## Set exercise
Extract every record, exactly as written, and ignore the pictures.

## Entries supplied
"""

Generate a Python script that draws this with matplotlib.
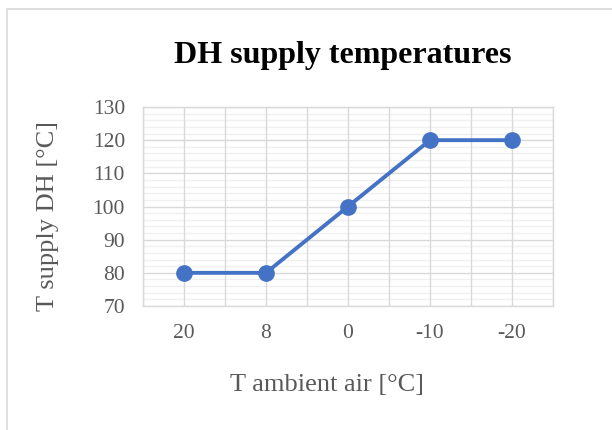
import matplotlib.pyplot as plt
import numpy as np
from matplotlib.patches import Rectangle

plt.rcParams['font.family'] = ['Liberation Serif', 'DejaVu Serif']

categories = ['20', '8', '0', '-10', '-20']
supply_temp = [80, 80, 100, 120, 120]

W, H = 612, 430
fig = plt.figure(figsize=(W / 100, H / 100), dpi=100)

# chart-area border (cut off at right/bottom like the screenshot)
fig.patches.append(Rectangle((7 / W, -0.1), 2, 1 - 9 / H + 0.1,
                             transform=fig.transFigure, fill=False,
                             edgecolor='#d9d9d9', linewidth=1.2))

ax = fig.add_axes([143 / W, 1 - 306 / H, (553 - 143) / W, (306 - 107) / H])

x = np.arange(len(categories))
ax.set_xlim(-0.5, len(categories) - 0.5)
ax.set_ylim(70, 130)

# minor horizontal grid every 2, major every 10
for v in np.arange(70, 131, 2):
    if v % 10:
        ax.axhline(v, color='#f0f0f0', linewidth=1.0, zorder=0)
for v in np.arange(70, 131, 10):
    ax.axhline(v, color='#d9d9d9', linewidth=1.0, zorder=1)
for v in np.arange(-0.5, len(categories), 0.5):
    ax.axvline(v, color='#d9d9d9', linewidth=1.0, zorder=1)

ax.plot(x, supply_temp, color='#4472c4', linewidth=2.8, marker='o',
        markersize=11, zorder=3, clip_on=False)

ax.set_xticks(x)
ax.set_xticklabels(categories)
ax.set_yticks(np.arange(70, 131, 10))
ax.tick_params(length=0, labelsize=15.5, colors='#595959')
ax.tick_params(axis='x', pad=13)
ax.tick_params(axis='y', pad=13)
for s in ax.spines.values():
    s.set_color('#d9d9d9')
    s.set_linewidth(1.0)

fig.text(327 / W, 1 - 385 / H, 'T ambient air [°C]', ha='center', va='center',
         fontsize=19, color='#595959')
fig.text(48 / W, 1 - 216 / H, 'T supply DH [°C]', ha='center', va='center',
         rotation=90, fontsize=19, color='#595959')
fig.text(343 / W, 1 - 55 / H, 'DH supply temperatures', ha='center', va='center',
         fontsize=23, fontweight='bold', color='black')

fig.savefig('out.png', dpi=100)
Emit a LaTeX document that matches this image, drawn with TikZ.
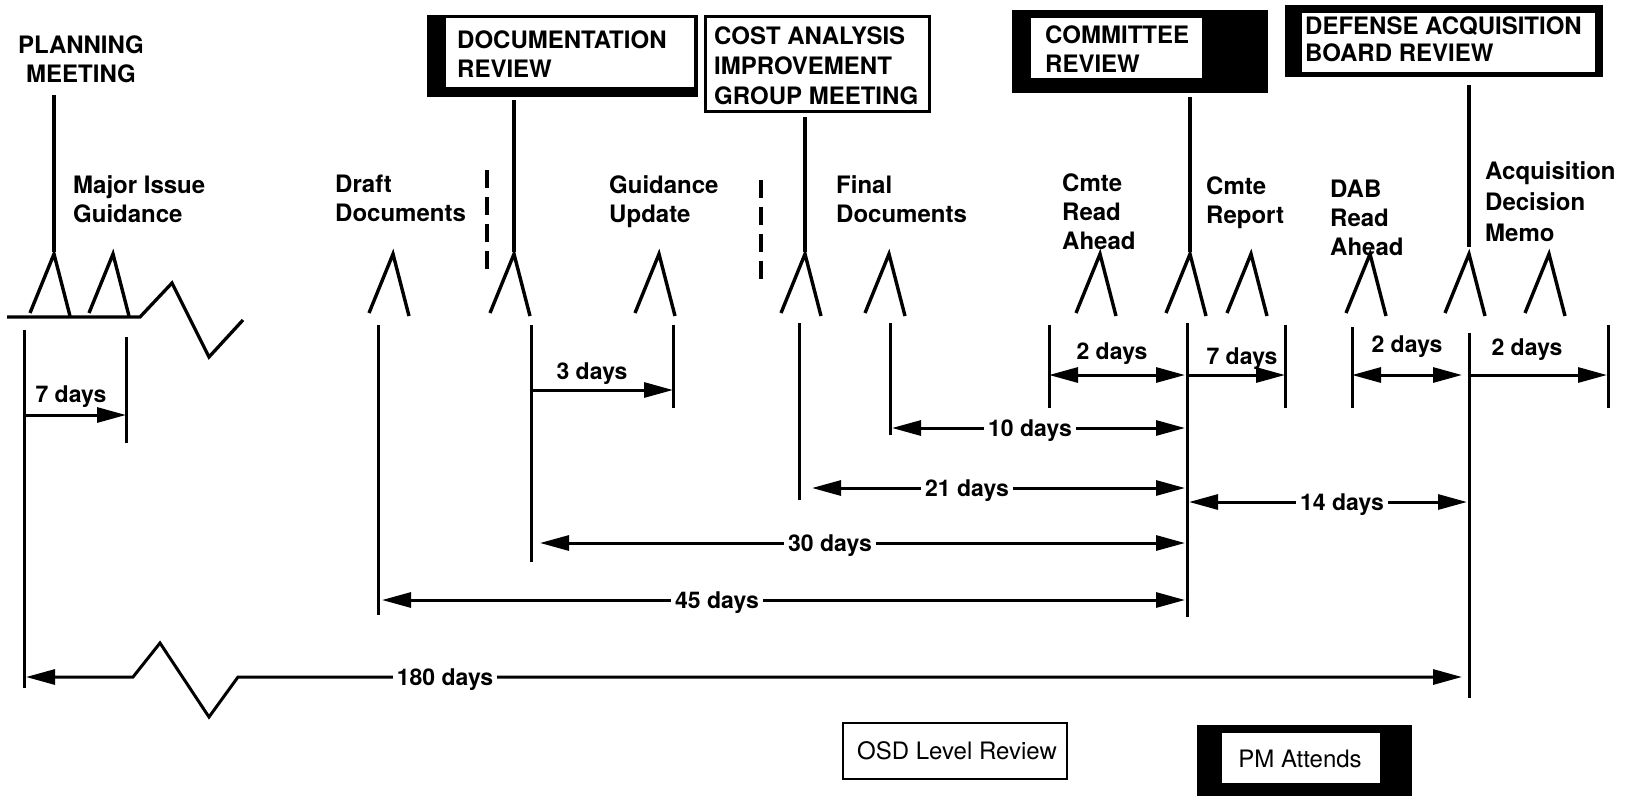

"""

## Exercise solution
Generate a Python script that draws this with matplotlib.
import matplotlib.pyplot as plt
import numpy as np
from matplotlib.patches import Rectangle

plt.rcParams['font.family'] = ['Liberation Serif', 'DejaVu Serif']

categories = ['20', '8', '0', '-10', '-20']
supply_temp = [80, 80, 100, 120, 120]

W, H = 612, 430
fig = plt.figure(figsize=(W / 100, H / 100), dpi=100)

# chart-area border (cut off at right/bottom like the screenshot)
fig.patches.append(Rectangle((7 / W, -0.1), 2, 1 - 9 / H + 0.1,
                             transform=fig.transFigure, fill=False,
                             edgecolor='#d9d9d9', linewidth=1.2))

ax = fig.add_axes([143 / W, 1 - 306 / H, (553 - 143) / W, (306 - 107) / H])

x = np.arange(len(categories))
ax.set_xlim(-0.5, len(categories) - 0.5)
ax.set_ylim(70, 130)

# minor horizontal grid every 2, major every 10
for v in np.arange(70, 131, 2):
    if v % 10:
        ax.axhline(v, color='#f0f0f0', linewidth=1.0, zorder=0)
for v in np.arange(70, 131, 10):
    ax.axhline(v, color='#d9d9d9', linewidth=1.0, zorder=1)
for v in np.arange(-0.5, len(categories), 0.5):
    ax.axvline(v, color='#d9d9d9', linewidth=1.0, zorder=1)

ax.plot(x, supply_temp, color='#4472c4', linewidth=2.8, marker='o',
        markersize=11, zorder=3, clip_on=False)

ax.set_xticks(x)
ax.set_xticklabels(categories)
ax.set_yticks(np.arange(70, 131, 10))
ax.tick_params(length=0, labelsize=15.5, colors='#595959')
ax.tick_params(axis='x', pad=13)
ax.tick_params(axis='y', pad=13)
for s in ax.spines.values():
    s.set_color('#d9d9d9')
    s.set_linewidth(1.0)

fig.text(327 / W, 1 - 385 / H, 'T ambient air [°C]', ha='center', va='center',
         fontsize=19, color='#595959')
fig.text(48 / W, 1 - 216 / H, 'T supply DH [°C]', ha='center', va='center',
         rotation=90, fontsize=19, color='#595959')
fig.text(343 / W, 1 - 55 / H, 'DH supply temperatures', ha='center', va='center',
         fontsize=23, fontweight='bold', color='black')

fig.savefig('out.png', dpi=100)
Emit a LaTeX document that matches this image, drawn with TikZ.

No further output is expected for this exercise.